8 oct 2005

La última vez que escribí un artículo sobre el aborto, me encontraba condicionado por las imágenes de la ecografía de mi hija Cristina, ahora una preciosa niña de seis meses. Por aquel entonces, cuando el ministerio de Sanidad publicó su estadística anual, las cifras hablaban de setenta y pico mil vidas sajadas. Y nuestra hija, de la quinta de todos aquellos niños, daba vueltas y revueltas con un corazón que latía ganas de vivir y crecer lo necesario para asomarse al mundo.

La ecografía es la mejor arma disuasoria contra la interrupción del embarazo. La técnica nos permite contemplar –ahora, incluso, en tres dimensiones- el ámbito delicado y milagroso en el que se fragua la vida. Lamento que no se modifique la ley para obligar a los centros públicos y privados a mostrar a sus pacientes qué es lo que van a quitarse de en medio, como cuando el médico te informa de tus males a través de una radiografía o de las turbias imágenes de un escáner. ¿Acaso alguien se sometería a una operación sin echar un vistazo a esas herramientas maravillosas? Entonces, que no se le prive a ninguna mujer del derecho a observar el feliz baño del feto en el útero materno.Después de ver a mi hija en aquel monitor, de reconocer sus brazos y sus esbozos de piernas, comprendí que no podía quedarme impasible ante el triste certificado de la muerte legal con el que cada año se despacha la administración. Y uní mi voz, mis palabras, a la de todos esos niños que no nacieron, incluso a la de las madres que después de la traumática experiencia anhelan al hijo muerto.

Ahora se habla de ochenta mil abortos en el último año censado (¡ochenta mil!). Y la exposición de datos va más allá: aunque las mujeres abortan cada vez más jóvenes, se multiplican las reincidentes, es decir, aquellas que han pasado por la camilla dos y hasta tres veces. Y como guinda a esta última encuesta, el CIS asegura que el motivo más recurrente al que aluden para abortar es la incompatibilidad entre maternidad y trabajo.

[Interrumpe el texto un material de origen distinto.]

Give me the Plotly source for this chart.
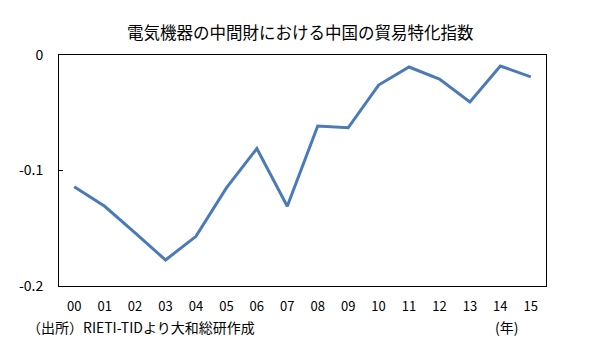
import plotly.graph_objects as go

# Trade specialization index of China's electrical-machinery intermediate goods
years = ["00", "01", "02", "03", "04", "05", "06", "07",
         "08", "09", "10", "11", "12", "13", "14", "15"]
index_values = [-0.114, -0.131, -0.154, -0.1775, -0.157, -0.115, -0.081, -0.131,
                -0.0615, -0.063, -0.026, -0.0104, -0.0208, -0.0407, -0.0095, -0.019]
y_ticks = [0, -0.1, -0.2]
y_tick_labels = ["0", "-0.1", "-0.2"]

font_family = "Noto Sans CJK JP, sans-serif"

W, H = 598, 346
L, R, T, B = 59, 52, 55, 60
plot_w = W - L - R
plot_h = H - T - B


def px_x(x):
    return (x - L) / plot_w


def px_y(y):
    return (H - B - y) / plot_h


fig = go.Figure()
fig.add_trace(go.Scatter(
    x=years, y=index_values, mode="lines",
    line=dict(color="#4a7ab8", width=3),
    hoverinfo="skip",
))

fig.update_layout(
    width=W, height=H,
    margin=dict(l=L, r=R, t=T, b=B),
    paper_bgcolor="white", plot_bgcolor="white",
    showlegend=False,
    font=dict(family=font_family, size=13, color="#000000"),
)

fig.add_annotation(text="電気機器の中間財における中国の貿易特化指数",
                   xref="paper", yref="paper", x=px_x(300), y=px_y(32),
                   xanchor="center", yanchor="middle", showarrow=False,
                   font=dict(size=16.5, family=font_family))

fig.update_xaxes(
    type="category", range=[-0.5, len(years) - 0.5],
    showgrid=False, zeroline=False,
    showline=True, linecolor="black", linewidth=1, mirror=True,
    ticks="", tickfont=dict(size=13), ticklabelstandoff=8,
)
fig.update_yaxes(
    range=[-0.2, 0], tickvals=y_ticks, ticktext=y_tick_labels,
    showgrid=False, zeroline=False,
    showline=True, linecolor="black", linewidth=1, mirror=True,
    ticks="inside", ticklen=4, tickcolor="black",
    tickfont=dict(size=14), ticklabelstandoff=12,
)

fig.add_annotation(text="（出所）RIETI-TIDより大和総研作成",
                   xref="paper", yref="paper", x=px_x(25), y=px_y(327),
                   xanchor="left", yanchor="middle", showarrow=False,
                   font=dict(size=14, family=font_family))
fig.add_annotation(text="(年)",
                   xref="paper", yref="paper", x=px_x(506), y=px_y(327),
                   xanchor="center", yanchor="middle", showarrow=False,
                   font=dict(size=14, family=font_family))

fig.write_html("out.html")
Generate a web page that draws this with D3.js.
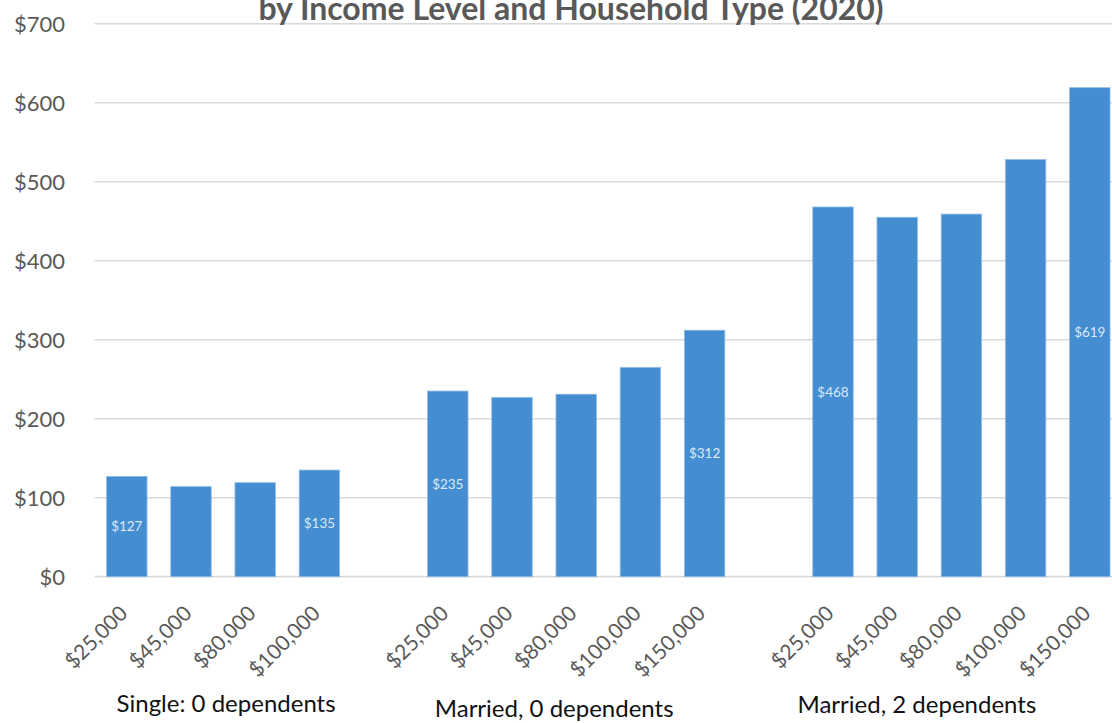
<!DOCTYPE html>
<html>
<head>
<meta charset="utf-8">
<script src="https://cdn.jsdelivr.net/npm/d3@7"></script>
<style>
  html, body { margin: 0; padding: 0; background: #fff; }
  svg { display: block; font-family: Lato, "Open Sans", sans-serif; }
</style>
</head>
<body>
<svg id="chart" width="1112" height="723"></svg>
<script>
// ---- data ----
const titleText = "by Income Level and Household Type (2020)";
const groupNames = ["Single: 0 dependents", "Married, 0 dependents", "Married, 2 dependents"];
const singleIncomes = ["$25,000", "$45,000", "$80,000", "$100,000"];
const marriedIncomes = ["$25,000", "$45,000", "$80,000", "$100,000", "$150,000"];
const singleValues = [127, 114, 119, 135];
const married0Values = [235, 227, 231, 265, 312];
const married2Values = [468, 455, 459, 528, 619];
const yTicks = [0, 100, 200, 300, 400, 500, 600, 700];

// ---- build flat table ----
const groupIncomes = [singleIncomes, marriedIncomes, marriedIncomes];
const groupValues = [singleValues, married0Values, married2Values];
const slots = [];
const bars = [];
groupNames.forEach((g, gi) => {
  if (gi > 0) slots.push("gap" + gi);
  groupIncomes[gi].forEach((inc, i) => {
    const key = gi + "-" + i;
    slots.push(key);
    bars.push({ key, group: gi, income: inc, value: groupValues[gi][i],
                labeled: i === 0 || i === groupIncomes[gi].length - 1 });
  });
});

// ---- layout ----
const svg = d3.select("#chart");
const x0 = 94.7, step = 64.2;
const x = d3.scaleBand().domain(slots)
  .range([x0, x0 + step * slots.length])
  .paddingInner(0.37).paddingOuter(0.185);
const y = d3.scaleLinear().domain([0, 700]).range([576.7, 23.7]);

const textGray = "#595959";

// gridlines
svg.append("g").selectAll("line").data(yTicks).join("line")
  .attr("x1", x0).attr("x2", 1112)
  .attr("y1", d => y(d)).attr("y2", d => y(d))
  .attr("stroke", "#d9d9d9").attr("stroke-width", d => d === 0 ? 1.8 : 1.4);

// y axis labels
const yAxis = d3.axisLeft(y).tickValues(yTicks).tickSize(0).tickPadding(0)
  .tickFormat(d => "$" + d);
svg.append("g").attr("transform", "translate(65,0)").call(yAxis)
  .call(g => g.select(".domain").remove())
  .call(g => g.selectAll("text").attr("fill", textGray)
    .style("font-size", "22px").style("font-family", "Lato, sans-serif")
    .attr("dy", "0.36em"));

// bars
svg.append("g").selectAll("rect").data(bars).join("rect")
  .attr("x", d => x(d.key)).attr("width", x.bandwidth())
  .attr("y", d => y(d.value)).attr("height", d => y(0) - y(d.value))
  .attr("fill", "#448dd0").attr("stroke", "#8fbbe6").attr("stroke-width", 0.8);

// data labels
svg.append("g").selectAll("text").data(bars.filter(d => d.labeled)).join("text")
  .attr("x", d => x(d.key) + x.bandwidth() / 2)
  .attr("y", d => (y(d.value) + y(0)) / 2)
  .attr("dy", "0.36em").attr("text-anchor", "middle")
  .attr("fill", "#dce8f6").style("font-size", "13.5px")
  .text(d => "$" + d.value);

// x tick labels (rotated)
svg.append("g").selectAll("text").data(bars).join("text")
  .attr("transform", d => `translate(${x(d.key) + x.bandwidth() / 2 + 2},${y(0) + 38}) rotate(-45)`)
  .attr("text-anchor", "end").attr("fill", textGray)
  .style("font-size", "21px")
  .text(d => d.income);

// group labels (manually placed text boxes)
const groupOffsets = [3, -22, -44.5];
const groupBaselines = [712, 717, 713];
svg.append("g").selectAll("text").data(groupNames).join("text")
  .attr("x", (d, gi) => {
    const ks = bars.filter(b => b.group === gi);
    const c = (x(ks[0].key) + x(ks[ks.length - 1].key) + x.bandwidth()) / 2;
    return c + groupOffsets[gi];
  })
  .attr("y", (d, gi) => groupBaselines[gi])
  .attr("text-anchor", "middle").attr("fill", "#111")
  .style("font-size", "24px")
  .text(d => d);

// title (cropped at top, as in the reference)
svg.append("text").attr("x", 571).attr("y", 20)
  .attr("text-anchor", "middle").attr("fill", textGray)
  .style("font-size", "32px").style("font-weight", "bold")
  .text(titleText);
</script>
</body>
</html>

No voy a juzgar a ninguna mujer que aborta. Comprendo que la presión exterior –cuando faltan recursos, ayuda e información- pueda arrebatar el natural deseo de ser madre. El hombre, además, muchas veces utiliza una coacción miserable para empujarla a la mesa de obstetricia y olvidarse del fruto de su imprudencia. Por no hablar de los inmigrantes que han encontrado en nuestro país la negra libertad para la interrupción voluntaria del embarazo.

Digo que no voy a juzgar a ninguna mujer, pero sí la causa tantas veces esgrimida que revela hasta que punto nuestra sociedad del bienestar se encuentra corrompida: el aborto no puede ser considerado un seguro para el empleo, de igual forma que la maternidad no debe ser jamás un equivalente de paro, salvo que vivamos inmersos en la cultura de la muerte. Si cualquier mujer no puede permitirse llevar adelante su gestación sin verse abocada a la pérdida de su trabajo, si la administración es incapaz de responder por aquellas trabajadoras por cuenta ajena que se han quedado embarazadas, si no hay alguien en los centros de planificación familiar, en las clínicas abortistas, dispuesto a ofrecer otra solución a la que llega desesperada porque ese niño significa su ruina, es que el Estado no existe, es que vivimos en una jaula de lobos en la que el débil se ve obligado a devorar a sus hijos para sobrevivir. Y esto no sólo no es justo; tampoco es humano.